Chaos Leads to Resilience

November 10, 2022

undefined
Target has adopted a distributed, microservices architecture. With this comes with a heightened level of complexity. Changes or simple outages in interdependent services can trigger major outages in production since global testing and debugging is difficult. Consequently, an outage impacting a critical application’s reliability and availability can lead to cascading application downtime, revenue loss, and potentially a negative impact to our brand.
 
Chaos experiments are a very effective tool to identify and overcome deficiencies and to build confidence in the resilience of our microservice architecture. In this post, I’ll explain what chaos experiments are, how they can help teams, and how we use them at Target.

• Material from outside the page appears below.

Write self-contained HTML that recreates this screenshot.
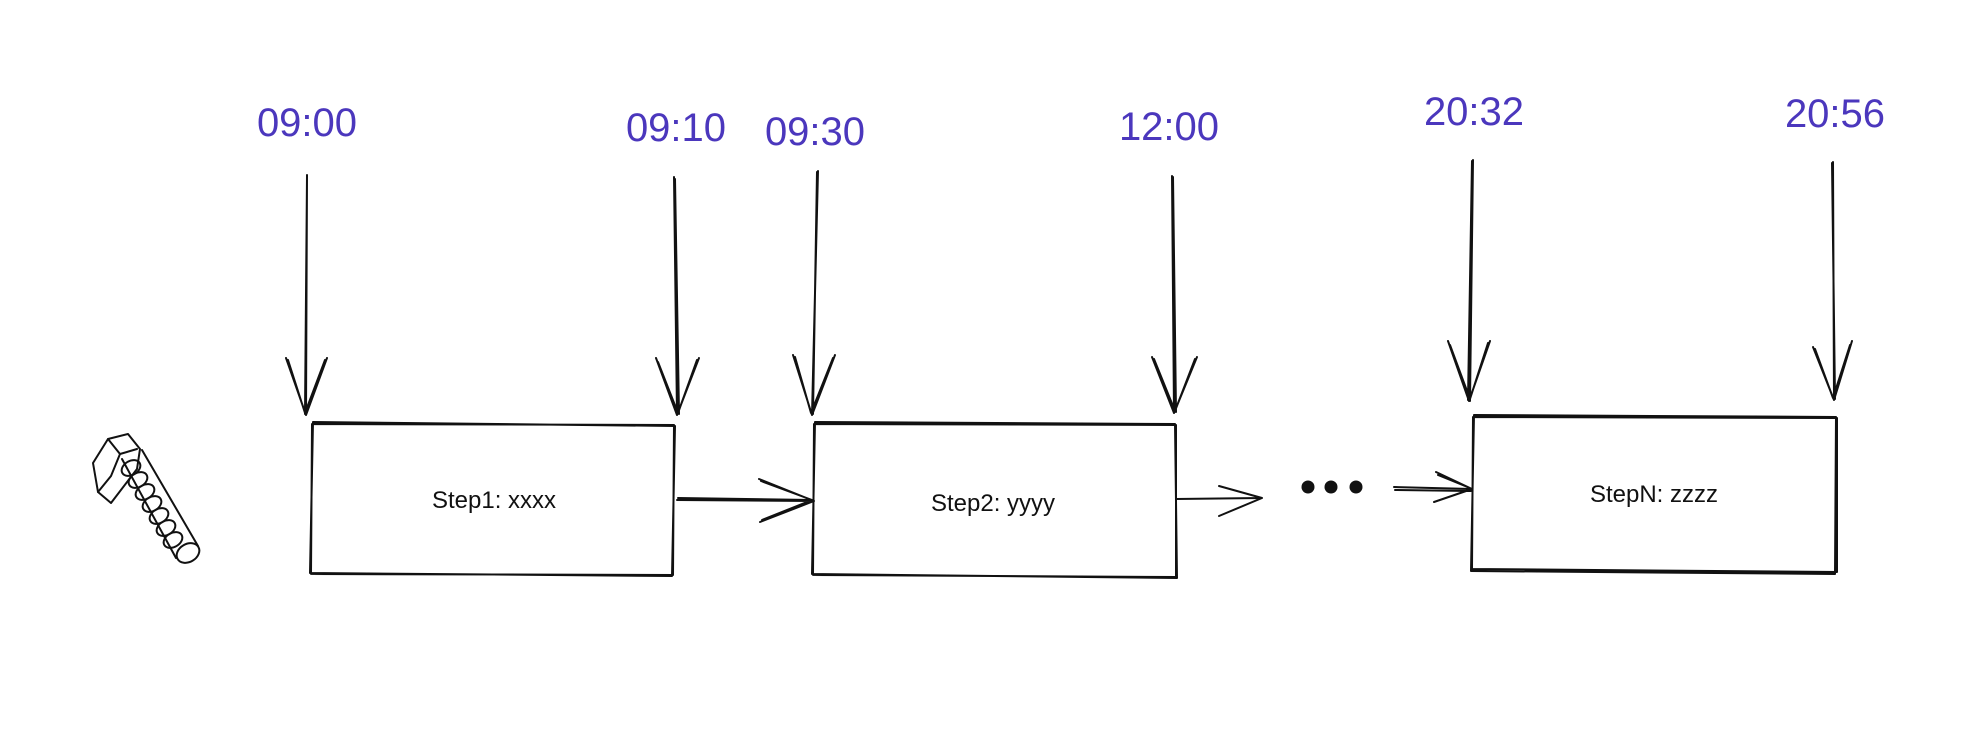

What Is a Chaos Experiment?
 
A chaos experiment is designed to intentionally break or disrupt an application based on an assumption of how it is expected to behave. Running these experiments helps teams improve their understanding of the system and expose possible weaknesses, such as chicken-egg problems or consumers’ implicit assumptions of behavior.
 
Chaos testing was introduced back in 2010 by a popular streaming service to provide a more reliable, uninterrupted streaming experience to their customers after moving to a cloud infrastructure. The methodology caught on industry-wide in companies that valued always-available systems. There are many other companies across retail and social networks that currently practice chaos testing.
 
Disaster recovery is a process that helps organizations get back on track during any major outage. Disaster plans need to be tested regularly to validate if applications can be recovered within a specified timeframe. Critical systems need to be tested regularly to make sure they are working as expected when needed. Even though there are several testing mechanisms like Tabletop, Simulation, Checklist Testing, and Full Interruption testing, none help understand how a system’s alerting mechanism or the operations team behaves during an outage. That’s why chaos experiments are important.
Chaos Testing at Target
 
When we run our own chaos tests, we start with a minimal blast radius (the portion of the application or its components that can be impacted during the chaos experiment) in lower environments such as stage or integration region. For example, bringing down one server, injecting latency between services for a small percentage of traffic or by increasing/decreasing the load on resources such as CPU, memory, IO, and disk gradually. We start small to begin observing our system behavior while running these types of experiments. After gaining confidence in running smaller experiments, we increase blast radius by subjecting more components to potential failure, then rerun experiments.
 
In 2019, Target conducted about sixteen chaos testing modules across fifteen different applications in a non-production environment. Just before our “peak” season over the holidays in 2020, we performed our first chaos test in a production environment. Key findings helped us identify that our dashboards were not detecting behavior correctly, alerts were not set properly, the applications were degrading with increased latency, and many more. These learnings were important and informed areas of opportunity to improve moving forward. We were also able to validate successful recovery processes and procedures and our team’s preparedness for any outages.
 
To run chaos experiments in production, we worked with the critical application team and reviewed our architecture, identified dependent components, and deployed fault-injection tools to help us conduct experiments. This class of tools help us to disconnect servers, increase latency between two services, or dramatically increase load on a server. Finally, we validated if all observabilities were in place for running an attack on relevant resources (CPU, storage, memory, and network latency and bandwidth). We want to run and make sure that we have observability to understand the current status of each application while running those experiments.
What We Learned
 
Some of the findings following a chaos experiment cannot be identified by following traditional ways of disaster recovery testing. With those experiments, we learned that some application’s dashboards were not detecting behavior properly, alerting threshold setups were wrong, and some gracefully degraded with increased latency instead of hard failure. All these would not have been identified by following traditional ways of disaster recovery testing. This makes chaos testing one of the best, most efficient, and most effective methods to test an organization’s disaster recovery plan. It provides a mechanism to verify an application’s resiliency capability and validate operational readiness by purposefully injecting faults so we can know what must happen in order to recover from faults – all in ways that will help us serve our guests seamlessly and without interruption.